If there’s one thing I hate ( and belive me, there are actually many, many things I hate, it’s when someone creates a quip or a saying that isn’t really true but gains popularity because of it’s punch or cuteness. Like “let sleeping dogs lie” Why do you have to let a sleeping dog lie? What if it’s sleeping in the street? Supposedly you are not supposed to wake alseeping dog because it might bite you but dogs are cute when they are waking up not vicious unless it’s like some rabid animal to begin with and then why are you around it anyways?

Or what about the saying “There’s plenty of fish in the sea?” So does make me some kind of ocean predator? I should dump my so-so boyfriend because there are plenty of other fish in the sea? Well what if I don’t want a guppy or a minnow? What if I have like a west coast salmon and I want to know what other salmon are in the ocean? If the news and state of the environment are telling us anything it’s that there are not that many salmon in the sea. Stick with your slightly dwarfed salmon or risk having to settle for a tadpole as your date for the next 10 Saturday nights!

I could go on and on about this. Don’t even get me started on the phrase “at the drop of a hat?” You might as well say whenever mood strikes you. Nobody really wears hats and if they drop it they are certianly in no hurry to pick it up off the ground and put it back on their head. Floors are dirty!

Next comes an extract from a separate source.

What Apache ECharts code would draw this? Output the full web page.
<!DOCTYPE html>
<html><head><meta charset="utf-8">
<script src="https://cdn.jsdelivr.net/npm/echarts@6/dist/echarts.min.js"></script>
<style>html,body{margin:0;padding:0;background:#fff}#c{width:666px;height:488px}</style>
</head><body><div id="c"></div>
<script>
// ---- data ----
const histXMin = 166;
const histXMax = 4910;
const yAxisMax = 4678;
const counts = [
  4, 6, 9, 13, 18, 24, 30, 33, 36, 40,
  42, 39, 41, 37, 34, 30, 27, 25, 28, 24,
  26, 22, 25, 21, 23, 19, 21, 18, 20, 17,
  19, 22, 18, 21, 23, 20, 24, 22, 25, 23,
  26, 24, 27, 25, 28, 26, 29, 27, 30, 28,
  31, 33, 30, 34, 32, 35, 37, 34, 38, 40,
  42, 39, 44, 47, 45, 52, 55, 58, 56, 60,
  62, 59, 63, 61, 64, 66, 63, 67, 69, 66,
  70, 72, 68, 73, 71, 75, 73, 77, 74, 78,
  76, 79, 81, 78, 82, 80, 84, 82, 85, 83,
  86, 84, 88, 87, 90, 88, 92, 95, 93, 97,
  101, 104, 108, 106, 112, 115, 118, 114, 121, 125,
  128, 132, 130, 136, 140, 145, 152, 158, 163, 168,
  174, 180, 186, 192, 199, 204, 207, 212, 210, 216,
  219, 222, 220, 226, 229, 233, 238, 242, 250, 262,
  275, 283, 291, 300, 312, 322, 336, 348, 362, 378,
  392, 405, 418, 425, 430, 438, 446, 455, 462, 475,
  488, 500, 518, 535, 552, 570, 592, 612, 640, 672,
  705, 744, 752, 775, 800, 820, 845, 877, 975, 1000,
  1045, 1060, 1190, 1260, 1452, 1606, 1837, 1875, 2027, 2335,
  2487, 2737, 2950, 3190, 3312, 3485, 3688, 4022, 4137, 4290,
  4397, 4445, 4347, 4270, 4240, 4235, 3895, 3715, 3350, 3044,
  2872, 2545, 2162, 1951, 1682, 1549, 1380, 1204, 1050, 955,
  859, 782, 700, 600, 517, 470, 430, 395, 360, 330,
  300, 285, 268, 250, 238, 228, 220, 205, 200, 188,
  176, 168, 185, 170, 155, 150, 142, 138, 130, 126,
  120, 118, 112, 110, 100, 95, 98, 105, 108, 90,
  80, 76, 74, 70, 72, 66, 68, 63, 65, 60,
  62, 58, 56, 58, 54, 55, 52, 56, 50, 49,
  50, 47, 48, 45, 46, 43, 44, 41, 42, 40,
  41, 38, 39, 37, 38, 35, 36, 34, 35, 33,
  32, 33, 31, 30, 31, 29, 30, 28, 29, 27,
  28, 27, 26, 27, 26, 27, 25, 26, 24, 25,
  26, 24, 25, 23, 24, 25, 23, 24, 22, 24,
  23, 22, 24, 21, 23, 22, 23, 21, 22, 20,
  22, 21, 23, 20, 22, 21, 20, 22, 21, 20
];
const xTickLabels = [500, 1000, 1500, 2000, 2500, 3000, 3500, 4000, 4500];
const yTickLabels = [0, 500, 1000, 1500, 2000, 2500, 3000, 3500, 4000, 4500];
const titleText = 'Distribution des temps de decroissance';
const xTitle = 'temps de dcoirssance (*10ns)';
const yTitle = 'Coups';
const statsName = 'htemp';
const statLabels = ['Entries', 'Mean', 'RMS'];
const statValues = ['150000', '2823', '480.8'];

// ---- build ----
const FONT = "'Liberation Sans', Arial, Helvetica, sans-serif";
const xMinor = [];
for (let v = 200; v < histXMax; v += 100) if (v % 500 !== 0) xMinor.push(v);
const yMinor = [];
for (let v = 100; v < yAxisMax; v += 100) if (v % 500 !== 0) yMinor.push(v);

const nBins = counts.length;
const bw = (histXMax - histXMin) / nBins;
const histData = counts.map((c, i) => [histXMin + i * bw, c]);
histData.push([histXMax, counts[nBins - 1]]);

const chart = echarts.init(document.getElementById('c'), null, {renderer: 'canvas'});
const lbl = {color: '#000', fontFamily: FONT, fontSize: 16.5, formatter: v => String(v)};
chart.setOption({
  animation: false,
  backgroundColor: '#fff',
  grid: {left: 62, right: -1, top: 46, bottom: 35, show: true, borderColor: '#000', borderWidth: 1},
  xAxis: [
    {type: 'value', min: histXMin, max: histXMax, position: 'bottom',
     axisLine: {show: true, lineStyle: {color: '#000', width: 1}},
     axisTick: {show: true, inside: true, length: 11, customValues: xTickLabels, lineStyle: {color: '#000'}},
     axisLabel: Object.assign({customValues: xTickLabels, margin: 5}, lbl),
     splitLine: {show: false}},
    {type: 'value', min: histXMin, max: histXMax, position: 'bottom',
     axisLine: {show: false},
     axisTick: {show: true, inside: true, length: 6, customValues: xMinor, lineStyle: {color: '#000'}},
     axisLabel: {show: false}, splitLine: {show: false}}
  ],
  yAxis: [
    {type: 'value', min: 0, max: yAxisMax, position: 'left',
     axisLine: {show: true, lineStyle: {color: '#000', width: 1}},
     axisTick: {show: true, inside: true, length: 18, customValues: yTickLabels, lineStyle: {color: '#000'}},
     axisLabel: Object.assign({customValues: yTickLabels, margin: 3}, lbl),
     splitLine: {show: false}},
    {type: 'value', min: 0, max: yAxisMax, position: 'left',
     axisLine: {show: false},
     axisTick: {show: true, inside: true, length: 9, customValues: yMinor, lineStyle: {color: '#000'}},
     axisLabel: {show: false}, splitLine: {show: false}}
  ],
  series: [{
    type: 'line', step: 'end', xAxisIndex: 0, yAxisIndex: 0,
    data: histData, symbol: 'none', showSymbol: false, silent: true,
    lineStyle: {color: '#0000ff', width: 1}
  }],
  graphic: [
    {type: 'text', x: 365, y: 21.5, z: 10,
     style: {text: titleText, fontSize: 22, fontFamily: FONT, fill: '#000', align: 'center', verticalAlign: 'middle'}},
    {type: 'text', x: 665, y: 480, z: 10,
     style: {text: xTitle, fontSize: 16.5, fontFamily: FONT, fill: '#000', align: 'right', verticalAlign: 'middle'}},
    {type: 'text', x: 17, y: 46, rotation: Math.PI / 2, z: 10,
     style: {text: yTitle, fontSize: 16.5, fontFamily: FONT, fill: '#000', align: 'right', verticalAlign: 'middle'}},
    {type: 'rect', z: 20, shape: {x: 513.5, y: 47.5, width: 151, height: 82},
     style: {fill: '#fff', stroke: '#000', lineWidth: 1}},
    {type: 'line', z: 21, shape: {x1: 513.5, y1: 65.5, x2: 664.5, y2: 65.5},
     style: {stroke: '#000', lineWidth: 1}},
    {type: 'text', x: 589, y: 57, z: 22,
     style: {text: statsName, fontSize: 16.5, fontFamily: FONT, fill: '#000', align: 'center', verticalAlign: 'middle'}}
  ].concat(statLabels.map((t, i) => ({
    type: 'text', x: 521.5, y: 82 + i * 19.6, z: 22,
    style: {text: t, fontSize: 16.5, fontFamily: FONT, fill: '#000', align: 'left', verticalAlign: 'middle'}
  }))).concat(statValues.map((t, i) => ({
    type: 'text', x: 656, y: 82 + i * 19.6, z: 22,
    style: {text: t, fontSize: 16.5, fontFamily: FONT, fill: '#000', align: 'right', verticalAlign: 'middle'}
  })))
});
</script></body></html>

Hats are where our hair is… See, where I’m going with this?

But the whole reason I thought to write this rant, was because I herad the phrase “once a cheater, always a cheater”, on the radio. I thought arcaic thoughts like that went out with “the woman belongs in the kitchen.” Saying something like once a cheater always a cheater assumes that people never evolve and never learn anything from their previous relationships. That’s saying every partner is essentially the same person and you are basically re-acting every relationship with someone else over and over again.

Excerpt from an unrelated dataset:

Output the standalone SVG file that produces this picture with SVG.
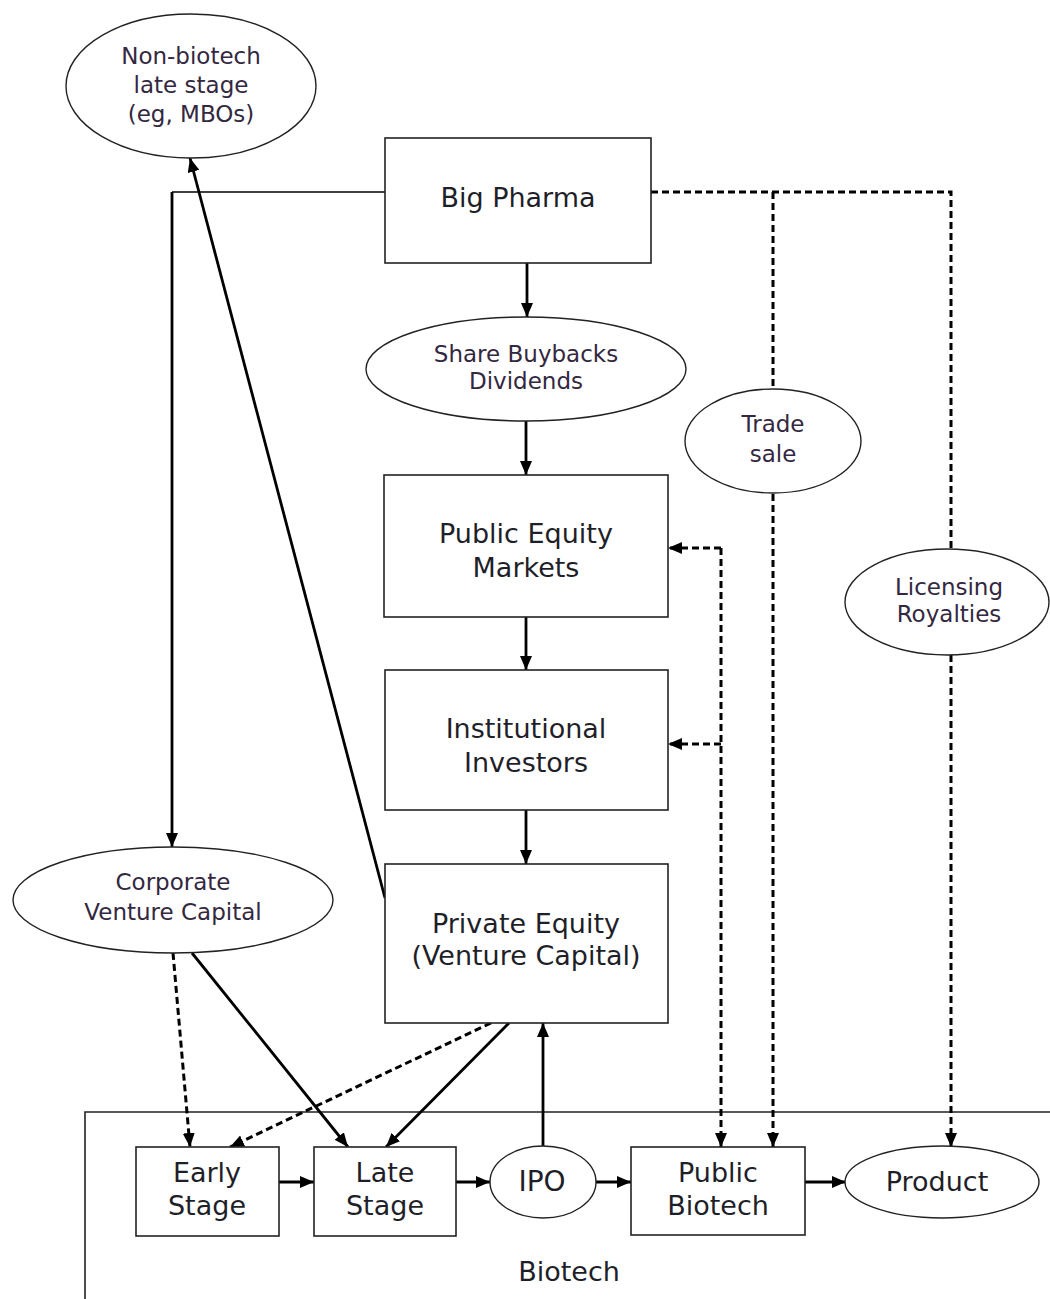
<svg xmlns="http://www.w3.org/2000/svg" width="1050" height="1299" viewBox="0 0 1050 1299">
<defs>
<marker id="ah" viewBox="0 0 14 12" refX="14" refY="6" markerWidth="14" markerHeight="12" markerUnits="userSpaceOnUse" orient="auto">
<path d="M0,0 L14,6 L0,12 Z" fill="#000"/>
</marker>
</defs>
<style>
.box{fill:#fff;stroke:#222;stroke-width:1.6}
.ell{fill:#fff;stroke:#222;stroke-width:1.4}
.bt{font-family:"DejaVu Sans",Verdana,sans-serif;font-size:27px;fill:#1f1f2a;text-anchor:middle}
.et{font-family:"DejaVu Sans",Verdana,sans-serif;font-size:23px;fill:#33283f;text-anchor:middle}
.sol{fill:none;stroke:#000;stroke-width:2.8}
.thin{fill:none;stroke:#000;stroke-width:1.6}
.dash{fill:none;stroke:#000;stroke-width:3;stroke-dasharray:7 4}
</style>
<rect width="1050" height="1299" fill="#fff"/>
<g id="biotech-frame">
<path d="M85,1299 L85,1112 L1050,1112" fill="none" stroke="#222" stroke-width="1.6"/>
<text class="bt" x="569" y="1281">Biotech</text>
</g>
<g id="connectors">
<path class="thin" d="M385,192 L172,192"/>
<path class="sol" d="M172,192 L172,847" marker-end="url(#ah)"/>
<path class="sol" d="M385,898 L190,158" marker-end="url(#ah)"/>
<path class="sol" d="M527,263 L527,317" marker-end="url(#ah)"/>
<path class="sol" d="M526,421 L526,475" marker-end="url(#ah)"/>
<path class="sol" d="M526,617 L526,670" marker-end="url(#ah)"/>
<path class="sol" d="M526,810 L526,864" marker-end="url(#ah)"/>
<path class="dash" d="M173,953 L190,1147" marker-end="url(#ah)"/>
<path class="sol" d="M192,953 L348,1147" marker-end="url(#ah)"/>
<path class="dash" d="M491,1023 L230,1147" marker-end="url(#ah)"/>
<path class="sol" d="M509,1023 L386,1147" marker-end="url(#ah)"/>
<path class="sol" d="M543,1147 L543,1023" marker-end="url(#ah)"/>
<path class="sol" d="M279,1182 L314,1182" marker-end="url(#ah)"/>
<path class="sol" d="M456,1182 L490,1182" marker-end="url(#ah)"/>
<path class="sol" d="M596,1182 L631,1182" marker-end="url(#ah)"/>
<path class="sol" d="M805,1182 L846,1182" marker-end="url(#ah)"/>
<path class="dash" d="M651,192 L951,192 L951,549"/>
<path class="dash" d="M773,192 L773,389"/>
<path class="dash" d="M773,494 L773,1147" marker-end="url(#ah)"/>
<path class="dash" d="M951,655 L951,1147" marker-end="url(#ah)"/>
<path class="dash" d="M721,548 L721,1147" marker-end="url(#ah)"/>
<path class="dash" d="M721,548 L668,548" marker-end="url(#ah)"/>
<path class="dash" d="M721,744 L668,744" marker-end="url(#ah)"/>
</g>
<g id="non-biotech">
<ellipse class="ell" cx="191" cy="86" rx="125" ry="72"/>
<text class="et" x="191" y="64">Non-biotech</text>
<text class="et" x="191" y="93">late stage</text>
<text class="et" x="191" y="122">(eg, MBOs)</text>
</g>
<g id="big-pharma">
<rect class="box" x="385" y="138" width="266" height="125"/>
<text class="bt" x="518" y="207">Big Pharma</text>
</g>
<g id="share-buybacks">
<ellipse class="ell" cx="526" cy="369" rx="160" ry="52"/>
<text class="et" x="526" y="362">Share Buybacks</text>
<text class="et" x="526" y="389">Dividends</text>
</g>
<g id="trade-sale">
<ellipse class="ell" cx="773" cy="441" rx="88" ry="52"/>
<text class="et" x="773" y="432">Trade</text>
<text class="et" x="773" y="462">sale</text>
</g>
<g id="licensing">
<ellipse class="ell" cx="947" cy="602" rx="102" ry="53"/>
<text class="et" x="949" y="595">Licensing</text>
<text class="et" x="949" y="622">Royalties</text>
</g>
<g id="public-equity-markets">
<rect class="box" x="384" y="475" width="284" height="142"/>
<text class="bt" x="526" y="543">Public Equity</text>
<text class="bt" x="526" y="577">Markets</text>
</g>
<g id="institutional-investors">
<rect class="box" x="385" y="670" width="283" height="140"/>
<text class="bt" x="526" y="738">Institutional</text>
<text class="bt" x="526" y="772">Investors</text>
</g>
<g id="private-equity">
<rect class="box" x="385" y="864" width="283" height="159"/>
<text class="bt" x="526" y="933">Private Equity</text>
<text class="bt" x="526" y="965">(Venture Capital)</text>
</g>
<g id="corporate-vc">
<ellipse class="ell" cx="173" cy="900" rx="160" ry="53"/>
<text class="et" x="173" y="890">Corporate</text>
<text class="et" x="173" y="920">Venture Capital</text>
</g>
<g id="early-stage">
<rect class="box" x="136" y="1147" width="143" height="89"/>
<text class="bt" x="207" y="1182">Early</text>
<text class="bt" x="207" y="1215">Stage</text>
</g>
<g id="late-stage">
<rect class="box" x="314" y="1147" width="142" height="89"/>
<text class="bt" x="385" y="1182">Late</text>
<text class="bt" x="385" y="1215">Stage</text>
</g>
<g id="ipo">
<ellipse class="ell" cx="543" cy="1182" rx="53" ry="36"/>
<text class="bt" x="542" y="1191" style="font-size:28px">IPO</text>
</g>
<g id="public-biotech">
<rect class="box" x="631" y="1147" width="174" height="88"/>
<text class="bt" x="718" y="1182">Public</text>
<text class="bt" x="718" y="1215">Biotech</text>
</g>
<g id="product">
<ellipse class="ell" cx="942" cy="1182" rx="97" ry="36"/>
<text class="bt" x="937" y="1191">Product</text>
</g>
</svg>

The truth is some relationships are bad. Some relationships are good. Sometimes you or your partner do something stupid or mean or inconsiderate. And sometimes you don’t. You shouldn’t be branded with a Scarlet letter just because once you cheated on your ex when you were trying to dump him but didn’t have the guts. You shouldn’t be branded as a cheater because you met someone amazing when you happened to be dating someone not so amazing.

Cheating sucks definietly. It’s cowardly and shady and ultimately dangerous for both you and your partner. But there’s ususally a reason behind cheating and comes from two people, not just one cheater who will always be a cheater.

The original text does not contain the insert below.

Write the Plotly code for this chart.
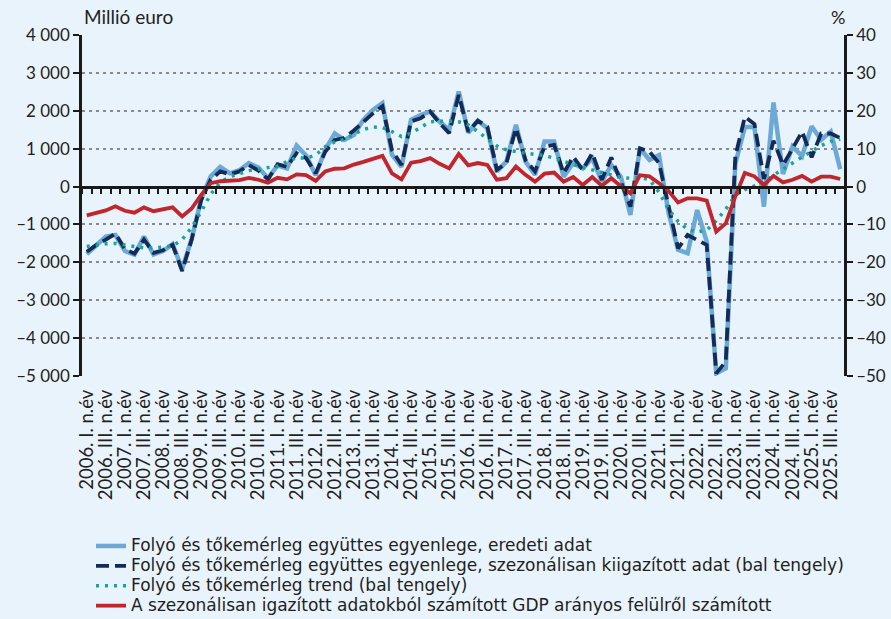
import plotly.graph_objects as go

years = list(range(2006, 2026))
quarter_names = ["I", "II", "III", "IV"]
quarters = [f"{y}. {q}. n.év" for y in years for q in quarter_names]

original = [
    -1780, -1560, -1320, -1280, -1700, -1800, -1320, -1790, -1700, -1520,
    -2180, -1380, -330, 270, 520, 350, 430, 620, 500, 220,
    560, 480, 1080, 820, 300, 970, 1400, 1230, 1360, 1760,
    2020, 2200, 840, 520, 1760, 1890, 1980, 1710, 1500, 2510,
    1420, 1740, 1540, 400, 660, 1630, 660, 310, 1190, 1190,
    260, 620, 480, 750, 130, 570, 260, -750, 1010, 700,
    830, -700, -1670, -1760, -620, -1450, -4930, -4800, 600, 1570,
    1570, -530, 2220, 330, 1060, 800, 1590, 1230, 1450, 460,
]
seasonal = [
    -1720, -1540, -1400, -1240, -1650, -1770, -1400, -1750, -1680, -1540,
    -2230, -1400, -350, 180, 400, 320, 400, 570, 420, 190,
    590, 520, 880, 750, 350, 920, 1230, 1280, 1480, 1710,
    1930, 2120, 960, 570, 1720, 1800, 1980, 1670, 1410, 2420,
    1450, 1740, 1580, 440, 620, 1540, 700, 400, 1060, 1100,
    350, 790, 440, 880, 180, 770, 130, -530, 1010, 920,
    620, -530, -1630, -1280, -1410, -1540, -4930, -4620, 800, 1840,
    1650, 200, 1210, 570, 1000, 1450, 770, 1400, 1400, 1280,
]
trend = [
    -1580, -1540, -1510, -1500, -1540, -1600, -1620, -1620, -1600, -1570,
    -1400, -1080, -660, -200, 110, 260, 340, 420, 460, 500,
    540, 660, 760, 750, 830, 1050, 1180, 1250, 1390, 1510,
    1570, 1560, 1450, 1320, 1410, 1570, 1710, 1720, 1730, 1710,
    1630, 1450, 1250, 1070, 970, 920, 880, 850, 820, 750,
    660, 570, 500, 440, 370, 300, 240, 220, 250, 180,
    -150, -600, -920, -1130, -1200, -1150, -900, -600, -230, -80,
    20, 110, 300, 470, 620, 780, 920, 1080, 1190, 1250,
]
gdp_ratio = [
    -7.6, -6.9, -6.3, -5.2, -6.4, -6.9, -5.5, -6.5, -6.0, -5.5,
    -7.9, -5.8, -2.2, 0.9, 1.4, 1.5, 1.7, 2.3, 1.8, 1.0,
    2.3, 1.9, 3.2, 3.0, 1.5, 4.0, 4.7, 4.8, 5.8, 6.5,
    7.2, 8.1, 3.5, 1.9, 6.3, 6.7, 7.5, 6.0, 4.8, 8.6,
    5.6, 6.2, 5.7, 1.8, 2.2, 5.3, 3.1, 1.3, 3.4, 3.7,
    1.3, 2.5, 0.4, 2.5, 0.2, 2.2, 0.1, -1.8, 3.0, 2.7,
    0.9, -1.2, -4.2, -3.1, -3.1, -3.7, -11.9, -9.7, -2.6, 3.6,
    2.7, 0.4, 2.8, 1.1, 1.8, 2.8, 1.3, 2.6, 2.6, 2.0,
]

left_ticks = [4000, 3000, 2000, 1000, 0, -1000, -2000, -3000, -4000, -5000]
left_tick_text = ["4 000", "3 000", "2 000", "1 000", "0", "–1 000", "–2 000", "–3 000", "–4 000", "–5 000"]
right_ticks = [40, 30, 20, 10, 0, -10, -20, -30, -40, -50]
right_tick_text = ["40", "30", "20", "10", "0", "–10", "–20", "–30", "–40", "–50"]

names = [
    "Folyó és tőkemérleg együttes egyenlege, eredeti adat",
    "Folyó és tőkemérleg együttes egyenlege, szezonálisan kiigazított adat (bal tengely)",
    "Folyó és tőkemérleg trend (bal tengely)",
    "A szezonálisan igazított adatokból számított GDP arányos felülről számított",
]

FONT = "Lato"
LEG_FONT = "DejaVu Sans"
TXT = "#231f20"
BG = "#E9F3FB"
AX = "#1a1a1a"
PLOT_W = 891 - 82 - 46
PLOT_H = 619 - 35 - 243


def leg(text):
    # legend rows are packed like the reference; the visible text is set larger
    return f'<span style="font-size:17px">{text}</span>'


fig = go.Figure()
fig.add_trace(go.Scatter(x=quarters, y=original, name=leg(names[0]), mode="lines",
                         line=dict(color="#6CA9D6", width=4.5), xaxis="x", yaxis="y"))
fig.add_trace(go.Scatter(x=quarters, y=seasonal, name=leg(names[1]), mode="lines",
                         line=dict(color="#142B57", width=3.8, dash="13px,6px"), xaxis="x", yaxis="y"))
fig.add_trace(go.Scatter(x=quarters, y=trend, name=leg(names[2]), mode="lines",
                         line=dict(color="#17A597", width=3.5, dash="3px,6px"), xaxis="x", yaxis="y"))
fig.add_trace(go.Scatter(x=quarters, y=gdp_ratio, name=leg(names[3]), mode="lines",
                         line=dict(color="#C0262C", width=3.8), xaxis="x2", yaxis="y2"))

fig.update_layout(
    width=891, height=619,
    margin=dict(l=82, r=46, t=35, b=243, autoexpand=False),
    paper_bgcolor=BG, plot_bgcolor=BG,
    font=dict(family=FONT, color=TXT),
    showlegend=True,
    legend=dict(
        x=(91 - 82) / PLOT_W, y=(376 - 531) / PLOT_H, xanchor="left", yanchor="top",
        font=dict(family=LEG_FONT, size=13, color=TXT),
        bgcolor="rgba(0,0,0,0)", tracegroupgap=0, itemwidth=30,
    ),
    xaxis=dict(
        type="category", categoryorder="array", categoryarray=quarters,
        range=[-0.5, len(quarters) - 0.5],
        tickmode="array", tickvals=quarters[::2], ticktext=quarters[::2],
        tickangle=-90, tickfont=dict(family=FONT, size=18.5, color=TXT),
        ticklabelstandoff=9,
        showgrid=False, showline=False, zeroline=False, ticks="",
    ),
    xaxis2=dict(
        type="category", overlaying="x", matches="x", anchor="free",
        position=5000 / 9000, side="bottom",
        showticklabels=False, ticks="outside", tickson="boundaries",
        tickmode="linear", tick0=0, dtick=1,
        ticklen=6, tickwidth=2, tickcolor=AX,
        showline=True, linecolor=AX, linewidth=2.5,
        showgrid=False, zeroline=False,
    ),
    yaxis=dict(
        range=[-5000, 4000], tickmode="array", tickvals=left_ticks, ticktext=left_tick_text,
        tickfont=dict(family=FONT, size=17, color=TXT),
        showgrid=True, gridcolor="#8a8a8a", gridwidth=1.5, griddash="3px,4px",
        zeroline=False, showline=True, linecolor=AX, linewidth=2.5,
        ticks="outside", ticklen=6, tickwidth=2, tickcolor=AX,
    ),
    yaxis2=dict(
        range=[-50, 40], tickmode="array", tickvals=right_ticks, ticktext=right_tick_text,
        overlaying="y", side="right", anchor="free", position=1,
        tickfont=dict(family=FONT, size=17, color=TXT),
        showgrid=False, zeroline=False, showline=True, linecolor=AX, linewidth=2.5,
        ticks="outside", ticklen=6, tickwidth=2, tickcolor=AX,
    ),
    annotations=[
        dict(text="Millió euro", xref="paper", yref="paper", x=0, y=1 + 19 / PLOT_H,
             xanchor="left", yanchor="middle", showarrow=False,
             font=dict(family=FONT, size=19, color=TXT)),
        dict(text="%", xref="paper", yref="paper", x=(838 - 82) / PLOT_W, y=1 + 18 / PLOT_H,
             xanchor="center", yanchor="middle", showarrow=False,
             font=dict(family=FONT, size=18, color=TXT)),
    ],
)

fig.write_html("out.html", config={"displayModeBar": False},
               post_script="document.body.style.margin='0px';")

What about the type of person who always gets cheated on my her/his partner? How come there’s no catchy saying for the pushover that lets her man two-time her all the time and pretends to live in oblivion? Once a doormat, always a doormat? Does that work here?

I’m not a cheater and I never have been and I don’t think I ever will be. I’ve definitely been cheated on. It sucks and hurts not only your morale and your self-esteem but also your ability to trust. But it’s something you get through. It’s something that defines a part of you and you bring into your future relationships whether you are the cheater or the cheatee.

I guess I just find it kind of condescending that people throw out these little single ladies catch phrases like once a cheater always a cheater or there’s plenty of fish in the sea or like whatever is the chic lit catch phrase du jour. It totally minimizes the intelligence of single people and what we can learn from relationships. Relationships are complicated and messy and can’t be understood through bumper sticker slogan or colloquiums. Life is all about relationships and if you could compartmentalize them into these weird slogans then life would be very dull and generic.

I prefer to see relationships as indefinable. Some are easy, sure; some are hard. But like snowflakes each one is different with jagged and smooth surfaces. Each one can melt away in second or grow into something more substantial.